Ingredients
Bread:
- 2.5 cup (300g) bread flour
- 0.5 cup (57g) wheat flour
- 1 tbsp (8g) King Arther Whole Grain Bread Improver
- 0.5 cup (74g) King Arthur Harvest Grains Blend
- 1.5 tsp (9g) salt
- 2.5 Tbsp (28g) granulated sugar OR 2Tbsp (20g) honey
- 2 tsp instant yeast
- 0.25 cup (28g) dry milk or nonfat dry milk
- 1.25 cups (283g) lukewarm water
- 3 Tbsp (43g) butter OR 3 Tbsp (35g) vegetable oil
Compound Butter (optional) :
- 1/2 stick of butter
- 1tsp salt (if unsalted butter)
any combination of:
- 1 small clove garlic
- 2 leaves sage
- small sprig rosemary
- 2 sprigs thyme
Directions
Heat water to lukewarm in a small bowl, add yeast and stir; it should bubble slightly after a few min.

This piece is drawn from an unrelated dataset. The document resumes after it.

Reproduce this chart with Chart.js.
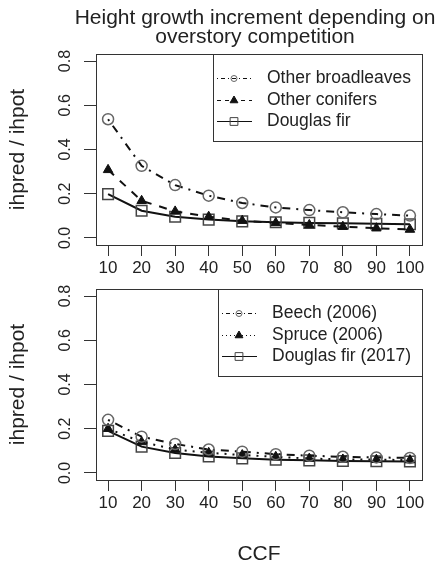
<!DOCTYPE html>
<html>
<head>
<meta charset="utf-8">
<script src="https://cdn.jsdelivr.net/npm/chart.js@4.4.0/dist/chart.umd.min.js"></script>
<style>
	body { margin: 0; background: #fff; width: 443px; height: 566px; overflow: hidden; position: relative; }
	canvas { position: absolute; left: 0; }
	#main-title {
		position: absolute; left: 55px; width: 400px; top: 7px;
		font: 21px Arial, 'Liberation Sans', sans-serif; line-height: 19px;
		color: #222; text-align: center; white-space: nowrap;
	}
</style>
</head>
<body>
<canvas id="chart-top" width="443" height="290" style="top:0px"></canvas>
<canvas id="chart-bottom" width="443" height="296" style="top:270px"></canvas>
<div id="main-title">Height growth increment depending on<br>overstory competition</div>
<script>
// CCF classes on the x axis
var ccf = [10, 20, 30, 40, 50, 60, 70, 80, 90, 100];
var yTicks = [0, 0.2, 0.4, 0.6, 0.8];

// top panel
var otherBroadleaves = [0.537, 0.326, 0.239, 0.191, 0.158, 0.138, 0.126, 0.116, 0.108, 0.101];
var otherConifers = [0.308, 0.168, 0.120, 0.096, 0.078, 0.068, 0.059, 0.051, 0.044, 0.038];
var douglasFir = [0.198, 0.123, 0.096, 0.083, 0.075, 0.071, 0.068, 0.066, 0.064, 0.062];

// bottom panel
var beech2006 = [0.240, 0.164, 0.131, 0.106, 0.096, 0.085, 0.078, 0.073, 0.070, 0.068];
var spruce2006 = [0.200, 0.140, 0.106, 0.091, 0.081, 0.073, 0.065, 0.061, 0.060, 0.058];
var douglasFir2017 = [0.190, 0.119, 0.090, 0.074, 0.066, 0.060, 0.057, 0.054, 0.053, 0.052];

Chart.defaults.font.family = "Arial, 'Liberation Sans', sans-serif";
Chart.defaults.color = '#222';
Chart.defaults.animation = false;

function toPoints(vals) {
	var out = [];
	for (var i in vals) {
		out.push({x: ccf[i], y: vals[i]});
	}
	return out;
}

// R style box round the plot region
var boxPlugin = {
	id: 'rbox',
	afterDraw: function(chart) {
		var a = chart.chartArea, ctx = chart.ctx;
		ctx.save();
		ctx.strokeStyle = '#333';
		ctx.lineWidth = 1;
		ctx.strokeRect(Math.round(a.left) + 0.5, Math.round(a.top) + 0.5, Math.round(a.right - a.left), Math.round(a.bottom - a.top));
		ctx.restore();
	}
};

// R style legend: line sample + symbol, boxed, top right
var legendPlugin = {
	id: 'rlegend',
	afterDraw: function(chart) {
		var ctx = chart.ctx, a = chart.chartArea;
		var ds = chart.data.datasets;
		ctx.save();
		ctx.font = "17.5px Arial, 'Liberation Sans', sans-serif";
		var w = 0;
		ds.forEach(function(d) { w = Math.max(w, ctx.measureText(d.label).width); });
		var right = Math.round(a.right), top = Math.round(a.top);
		var left = right - Math.round(w) - 65;
		ctx.fillStyle = '#fff';
		ctx.fillRect(left, top, right - left, 87);
		ctx.strokeStyle = '#333';
		ctx.lineWidth = 1;
		ctx.strokeRect(left + 0.5, top + 0.5, right - left, 87);
		ds.forEach(function(d, i) {
			var y = Math.round(top + 24 + i * 21.7) + 0.5;
			ctx.beginPath();
			ctx.setLineDash(d.legendDash);
			ctx.strokeStyle = '#111';
			ctx.lineWidth = 1;
			ctx.moveTo(left + 4, y);
			ctx.lineTo(left + 39, y);
			ctx.stroke();
			ctx.setLineDash([]);
			ctx.strokeStyle = d.pointBorderColor;
			ctx.fillStyle = d.pointBackgroundColor;
			Chart.helpers.drawPoint(ctx, {pointStyle: d.pointStyle, radius: d.legendRadius, borderWidth: 1, rotation: 0}, left + 21, y);
			ctx.fillStyle = '#222';
			ctx.textBaseline = 'middle';
			ctx.textAlign = 'left';
			ctx.fillText(d.label, left + 54, y);
		});
		ctx.restore();
	}
};

function makeDataset(label, vals, style) {
	var marks = {
		circle: {pointStyle: 'circle', pointRadius: 5.5, legendRadius: 3, pointBorderColor: '#666', pointBackgroundColor: 'rgba(0,0,0,0)', pointBorderWidth: 1.5},
		triangle: {pointStyle: 'triangle', pointRadius: 5.5, legendRadius: 4.5, pointBorderColor: '#111', pointBackgroundColor: '#111', pointBorderWidth: 1},
		rect: {pointStyle: 'rect', pointRadius: 7.5, legendRadius: 5.5, pointBorderColor: '#444', pointBackgroundColor: 'rgba(0,0,0,0)', pointBorderWidth: 1.5}
	};
	var m = marks[style.mark];
	return {
		label: label,
		data: toPoints(vals),
		borderColor: '#111',
		borderWidth: 2,
		borderDash: style.dash,
		legendDash: style.legendDash,
		tension: 0,
		fill: false,
		pointStyle: m.pointStyle,
		pointRadius: m.pointRadius,
		legendRadius: m.legendRadius,
		pointBorderColor: m.pointBorderColor,
		pointBackgroundColor: m.pointBackgroundColor,
		pointBorderWidth: m.pointBorderWidth
	};
}

function makeScales(xHeight, showXTitle) {
	return {
		x: {
			type: 'linear',
			min: 6.4,
			max: 103.6,
			afterBuildTicks: function(s) { s.ticks = ccf.map(function(v) { return {value: v}; }); },
			afterFit: function(s) { s.height = xHeight; },
			grid: {drawOnChartArea: false, tickLength: 11, color: '#333'},
			border: {display: false},
			ticks: {font: {size: 17}, padding: 2, maxRotation: 0, autoSkip: false, color: '#222'},
			title: {display: showXTitle, text: 'CCF', font: {size: 21, lineHeight: 1}, padding: {top: 0, bottom: 1}, color: '#222'}
		},
		y: {
			min: -0.032,
			max: 0.832,
			afterBuildTicks: function(s) { s.ticks = yTicks.map(function(v) { return {value: v}; }); },
			afterFit: function(s) { s.width = 96; },
			grid: {drawOnChartArea: false, tickLength: 12, color: '#333'},
			border: {display: false},
			ticks: {font: {size: 16}, padding: 7, minRotation: 90, maxRotation: 90, crossAlign: 'center', color: '#222',
				callback: function(v) { return v.toFixed(1); }},
			title: {display: true, text: 'ihpred / ihpot', font: {size: 21}, padding: {top: 6, bottom: 0}, color: '#222'}
		}
	};
}

var topChart = new Chart(document.getElementById('chart-top'), {
	type: 'line',
	data: {
		datasets: [
			makeDataset('Other broadleaves', otherBroadleaves, {mark: 'circle', dash: [2, 6, 8, 6], legendDash: [1, 3, 4, 3]}),
			makeDataset('Other conifers', otherConifers, {mark: 'triangle', dash: [8, 8], legendDash: [4, 4]}),
			makeDataset('Douglas fir', douglasFir, {mark: 'rect', dash: [], legendDash: []})
		]
	},
	options: {
		responsive: false,
		layout: {padding: {left: 0, right: 21, top: 54, bottom: 0}},
		scales: makeScales(45, false),
		plugins: {
			legend: {display: false},
			tooltip: {enabled: false}
		}
	},
	plugins: [boxPlugin, legendPlugin]
});

var bottomChart = new Chart(document.getElementById('chart-bottom'), {
	type: 'line',
	data: {
		datasets: [
			makeDataset('Beech (2006)', beech2006, {mark: 'circle', dash: [2, 6, 8, 6], legendDash: [1, 3, 4, 3]}),
			makeDataset('Spruce (2006)', spruce2006, {mark: 'triangle', dash: [2, 6], legendDash: [1, 3]}),
			makeDataset('Douglas fir (2017)', douglasFir2017, {mark: 'rect', dash: [], legendDash: []})
		]
	},
	options: {
		responsive: false,
		layout: {padding: {left: 0, right: 21, top: 19, bottom: 0}},
		scales: makeScales(86, true),
		plugins: {
			legend: {display: false},
			tooltip: {enabled: false}
		}
	},
	plugins: [boxPlugin, legendPlugin]
});
</script>
</body>
</html>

Combine all dry ingredients in a mixing bowl.
Add oil and honey (if using) to water/yeast mixture. Stir and add to bowl with dry ingredients.
Mix & knead, either using an electric mixer or by hand, until the dough is smooth and elastic. You may need to add a bit more flour to get it to come together.
Put the dough in a bowl, cover, and let rise for 1hr until it is puffy but not quite doubled.
Flop the dough onto the counter and deflate it. Grease a loaf pan, shape the bread, and put it in the pan. Let it rise for 1-1.5hrs more, until crowning over the rim. Preheat the oven to 350F. If making butter, let it come to room temperature.
Bake for 35 minutes, until the interior registers 190F. Take it out and transfer to a rack to cool.
To make the herb butter, finely chop all mix-ins and mash into butter.